Very occasionally I do get that shot which gets more B&W hits than colour, this is probably something to do with the lighting and composition. Those shots tend to have a strong graphic quality, any colour adding little or no value. Luckily these lazy days we can make that choice in the virtual darkroom at a later stage. But if shooting a B&W shot specifically, it's always good to 'see' in B&W at the taking stage, concentrating on those aspects that make a B&W shot work by ignoring the colour aspect. Google Colin Gifford or Bill Brandt and you'll see what I mean.

Tide out at Le Touquet - originally a colour shot, but the
blue channels darkened and yellow channels lightened during
B&W conversion to replicate the effect of B&W film shot
through a red filter. CLICK TO ENLARGE!
Many think that turning a digital colour photo into B&W is simply a matter of converting the image to 'greyscale'; of course you do get a B&W image, but it will often look muddy, lack contrast and the tone separation between what were originally the coloured areas like duotone carriage liveries (especially 'blood and custard'). This is because B&W film, even though it is monochrome does see colour and records it differently to a simple grey scale conversion. In the days of B&W film, photographers would exploit this aspect further by adding coloured filters to their camera lenses to produce differing effects.

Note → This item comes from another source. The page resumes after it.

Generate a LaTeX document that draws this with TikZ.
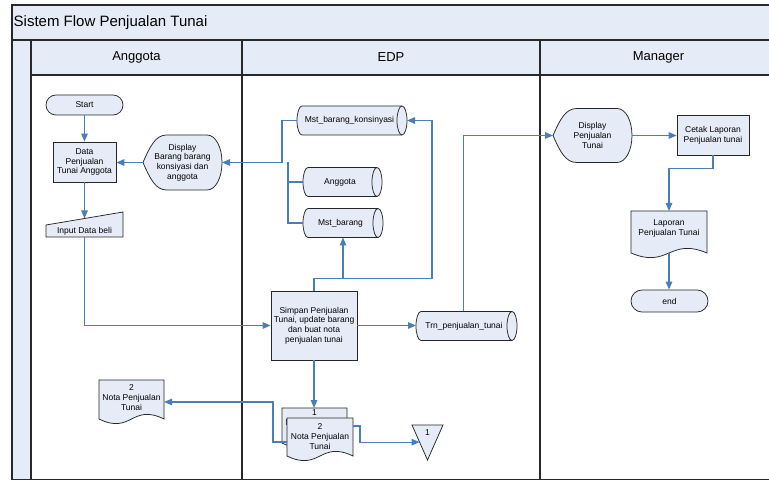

The most popular filter was yellow, the yellow filter brightening yellows and green in a landscape (or the yellow end to a loco) and darkening the blues, great for a summer days when wanting to separate the fluffy white clouds from the blue sky. For more extreme effects orange or even red filters could be used, red in particular darkening the blue sky to almost black and lightening the yellow/red end of the spectrum to make these colours appear white in monochrome. For railway photographers this could give the most most bazaar effect to a BR Blue loco on a sunny summer day!
A Midland 3F on Catcott Burtle, originally in colour, as before
the  yellow and red channels were lightened a tad and the
 blue channel darkened a bit at the B&W conversion
 stage. The effect is similar to what you'd get shooting outside
 on a summer's day with a yellow filter on the camera lens
when using B&W film. A simple grey scale conversion of the
 colour photo would be lacking in contrast in the grass and
 sky, yellows and reds in particular becoming far too dark and 

muddy during a straight greyscale conversion.
 CLICK TO ENLARGE!
In the wacky world of digital, you can do much of the above with your editing software by adjusting the colour intensities when B&W converting. I'm not going to tell you how here, but have a quick Google on the subject and try for yourself, you'll never be satisfied with a simple grey scale conversion ever again and may even get that rare shot that's more popular in B&W than colour.

To celebrate B&W in miniature, I have created a Flickr collection of some of my favourite B&W shots - they can be found here.


2 comments:

  1. Thank you so much for posting this! I hope that everyone who tries B&W conversions reads this!

    ReplyDelete
  2. I find shots taken at the NEC look better in black and white, but then the light does provide an automatic strong yellow cast anyway.